Lovecraft oblige, on a le droit à des phases d'hallucinations qui ponctuent la progression. En enquêtant dans la cabane du pêcheur (non, notre héros n'a pas de moustache), on tombe sur une scène de crime pas jolie-jolie, ce qui déclenche alors une hallucination où des bestioles mutantes dégueulasses nous attaquent. Il faut réussir à toutes les flinguer pour revenir à la normale, et le tout m'a rappelé de lointains souvenirs d'Eternal Darkness.
Et Sinking City semble réserver d'autres petites surprises. Exit la trame linéaire des Sherlock Holmes (même si je garde un très bon souvenir des résolutions libres d'enquêtes dans Crimes & Punishments), l'objectif c'est de lâcher la bride et de laisser le joueur gérer son enquête comme il l'entend. Ainsi, j'aurais pu résoudre mon enquête en me montrant beaucoup plus direct et partiel, en laissant de côté certains indices. Et la manière d'aborder les dialogues peut ouvrir ou fermer des options de résolution. En refusant que l'épouse du pêcheur nous paye avec son alliance, on l'a poussée à nous donner plus d'informations sur son mari.

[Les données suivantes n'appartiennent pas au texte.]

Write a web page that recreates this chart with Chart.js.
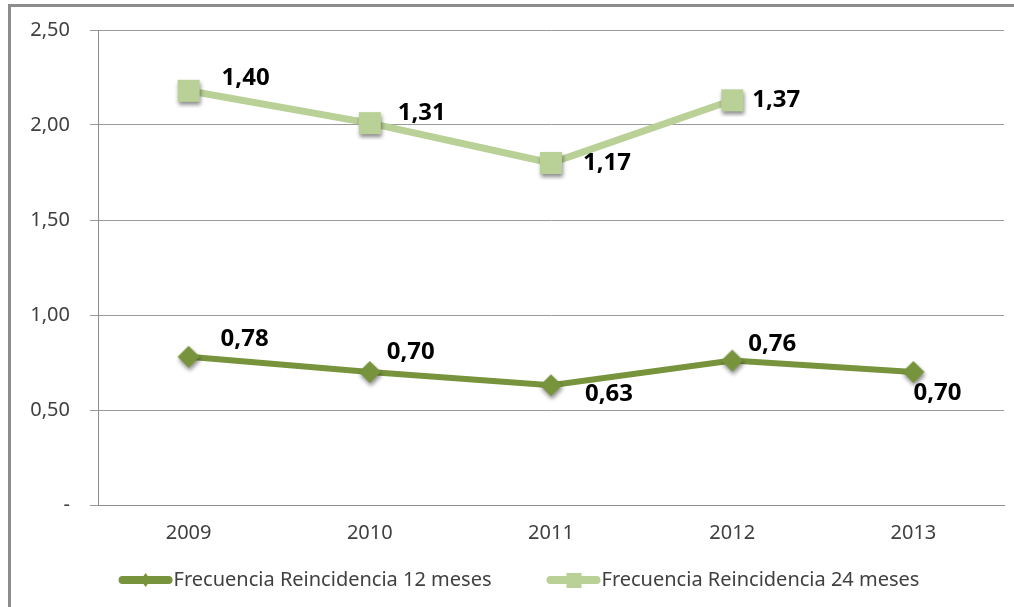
<!DOCTYPE html>
<html>
<head>
<meta charset="utf-8">
<script src="https://cdn.jsdelivr.net/npm/chart.js@4/dist/chart.umd.min.js"></script>
<style>
  html, body { margin: 0; padding: 0; background: #fff; overflow: hidden; }
  #wrap { position: relative; width: 1014px; height: 607px; overflow: hidden; }
  #chart { position: absolute; left: 0; top: 0; }
  #frame {
    position: absolute; left: 8px; top: 4px; right: -10px; bottom: -10px;
    border-left: 3px solid #8c8c8c; border-top: 3px solid #8c8c8c;
    pointer-events: none;
  }
</style>
</head>
<body>
<div id="wrap">
  <canvas id="chart" width="1027" height="607"></canvas>
  <div id="frame"></div>
</div>
<script>
const years = ['2009', '2010', '2011', '2012', '2013'];
const freq12 = [0.78, 0.70, 0.63, 0.76, 0.70];
const freq24 = [1.40, 1.31, 1.17, 1.37, null];
const seriesNames = ['Frecuencia Reincidencia 12 meses', 'Frecuencia Reincidencia 24 meses'];
const yTicks = [0, 0.5, 1, 1.5, 2, 2.5];

const dark = '#77933c';
const light = '#b9d096';

// where each value label sits next to its point (dx, dy)
const labelOffsets = [
    [[32, -18], [17, -20], [34, 9], [16, -16], [0, 21]],
    [[33, -13], [28, -10], [32, 0], [20, 0], [0, 0]]
];

const fmt = v => v === 0 ? '-' : v.toFixed(2).replace('.', ',');

// marker images with a soft drop shadow, like the original
function marker(color, kind) {
    const c = document.createElement('canvas');
    c.width = 34; c.height = 34;
    const g = c.getContext('2d');
    g.shadowColor = 'rgba(0,0,0,0.45)';
    g.shadowBlur = 4;
    g.shadowOffsetX = 1;
    g.shadowOffsetY = 3;
    g.fillStyle = color;
    if (kind === 'square') {
        g.fillRect(6, 6, 22, 22);
    } else {
        g.beginPath();
        g.moveTo(17, 6); g.lineTo(28, 17); g.lineTo(17, 28); g.lineTo(6, 17);
        g.closePath(); g.fill();
    }
    return c;
}

const valueLabels = {
    id: 'valueLabels',
    afterDatasetsDraw(chart) {
        const ctx = chart.ctx;
        ctx.save();
        ctx.font = 'bold 24px "Noto Sans"';
        ctx.fillStyle = '#000';
        ctx.textAlign = 'left';
        ctx.textBaseline = 'middle';
        chart.data.datasets.forEach((ds, i) => {
            chart.getDatasetMeta(i).data.forEach((pt, j) => {
                const v = ds.data[j];
                if (v === null || v === undefined) return;
                const off = labelOffsets[i][j];
                ctx.fillText(fmt(v), pt.x + off[0], pt.y + off[1]);
            });
        });
        ctx.restore();
    }
};

// legend drawn by hand: line + marker, then text
const lineLegend = {
    id: 'lineLegend',
    afterDraw(chart) {
        const ctx = chart.ctx;
        ctx.save();
        ctx.font = '20px "Noto Sans"';
        ctx.textBaseline = 'middle';
        const iconW = 54, gap = 1, spacing = 55;
        const items = chart.data.datasets.map(ds => ({ ds, w: iconW + gap + ctx.measureText(ds.label).width }));
        const total = items.reduce((a, it) => a + it.w, 0) + spacing * (items.length - 1);
        let x = 519 - total / 2;
        const y = 580;
        items.forEach((it, i) => {
            const c = it.ds.borderColor;
            ctx.strokeStyle = c;
            ctx.lineWidth = 8;
            ctx.lineCap = 'round';
            ctx.beginPath(); ctx.moveTo(x + 4, y); ctx.lineTo(x + iconW - 4, y); ctx.stroke();
            ctx.fillStyle = c;
            const mx = x + iconW / 2;
            if (i === 0) {
                ctx.beginPath();
                ctx.moveTo(mx, y - 7); ctx.lineTo(mx + 5, y); ctx.lineTo(mx, y + 7); ctx.lineTo(mx - 5, y);
                ctx.closePath(); ctx.fill();
            } else {
                ctx.fillRect(mx - 7, y - 7, 15, 15);
            }
            ctx.fillStyle = '#404040';
            ctx.fillText(it.ds.label, x + iconW + gap, y);
            x += it.w + spacing;
        });
        ctx.restore();
    }
};

new Chart(document.getElementById('chart').getContext('2d'), {
    type: 'line',
    data: {
        labels: years,
        datasets: [
            {
                label: seriesNames[0],
                data: freq12,
                borderColor: dark,
                backgroundColor: dark,
                borderWidth: 6,
                pointStyle: marker(dark, 'diamond'),
                pointRadius: 11,
                pointHoverRadius: 11,
                tension: 0,
                stack: 's'
            },
            {
                label: seriesNames[1],
                data: freq24,
                borderColor: light,
                backgroundColor: light,
                borderWidth: 7,
                pointStyle: marker(light, 'square'),
                pointRadius: 16,
                pointHoverRadius: 16,
                tension: 0,
                stack: 's'
            }
        ]
    },
    options: {
        responsive: false,
        animation: false,
        layout: { padding: { top: 30, right: 11, left: 0, bottom: 57 } },
        plugins: {
            tooltip: { enabled: false },
            legend: { display: false }
        },
        scales: {
            x: {
                offset: true,
                grid: { display: false, drawTicks: false },
                border: { color: '#8c8c8c', width: 1 },
                ticks: { color: '#404040', font: { family: '"Noto Sans"', size: 20 }, padding: 16 },
                afterFit: s => { s.height = 45; }
            },
            y: {
                stacked: true,
                min: 0, max: 2.5,
                afterBuildTicks: s => { s.ticks = yTicks.map(v => ({ value: v })); },
                grid: { color: '#9a9a9a', lineWidth: 1, tickLength: 8 },
                border: { color: '#8c8c8c', width: 1 },
                ticks: {
                    color: '#404040',
                    font: { family: '"Noto Sans"', size: 20 },
                    padding: 20,
                    callback: v => fmt(v)
                },
                afterFit: s => { s.width = 98; s.paddingTop = 0; s.paddingBottom = 0; }
            }
        }
    },
    plugins: [valueLabels, lineLegend]
});
</script>
</body>
</html>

Théoriquement, en menant consciencieusement mon enquête, la conclusion logique est qu'il y a anguille sous roche. Ainsi, si je rentre dans la pièce où est censé se trouver le disparu sans avoir équipé mon arme, je me fais surprendre et ligoter. Armé, je suis sur mes gardes et c'est alors un gunfight pour éliminer les ennemis qui m'ont piégé. Un stand sur l'E3 n'était clairement pas le meilleur cadre pour expérimenter ce genre de mécaniques : mieux vaut être capable de se concentrer sur les indices et de se poser les bonnes questions sur comment les interpréter. Mais l'ambition générale a de quoi faire frétiller les fans de jeux d'enquête, et j'en fais partie.
Il reste évidemment pas mal de taf : la build présentée contenait des placeholders, souffrait des soucis techniques usuels d'une build de travail, le contenu interactif était limité à l'enquête présentée, et quelques mécaniques étaient maladroites. Si on ne s'inquiète pas trop pour les placeholders ou les petits ratés de framerate ou de textures, il est probable que l'aspect général assez daté reste en place jusqu'au bout, la sortie en mars 2019 risquant d'arriver assez vite. Les moyens de Frogwares ne sont pas infinis et leurs ambitions sont sans commune mesure avec leurs précédents projets.
On ne s'attendait pas vraiment à quelque chose d'aussi radical et ambitieux chez Frogwares. La base reste celle d'un Sherlock Holmes, mais ouvrir complètement la mécanique de résolution d'enquête pour laisser le joueur maître des évènements est une idée emballante. Reste à voir si le studio aura les moyens de faire ça proprement d'ici à 2019.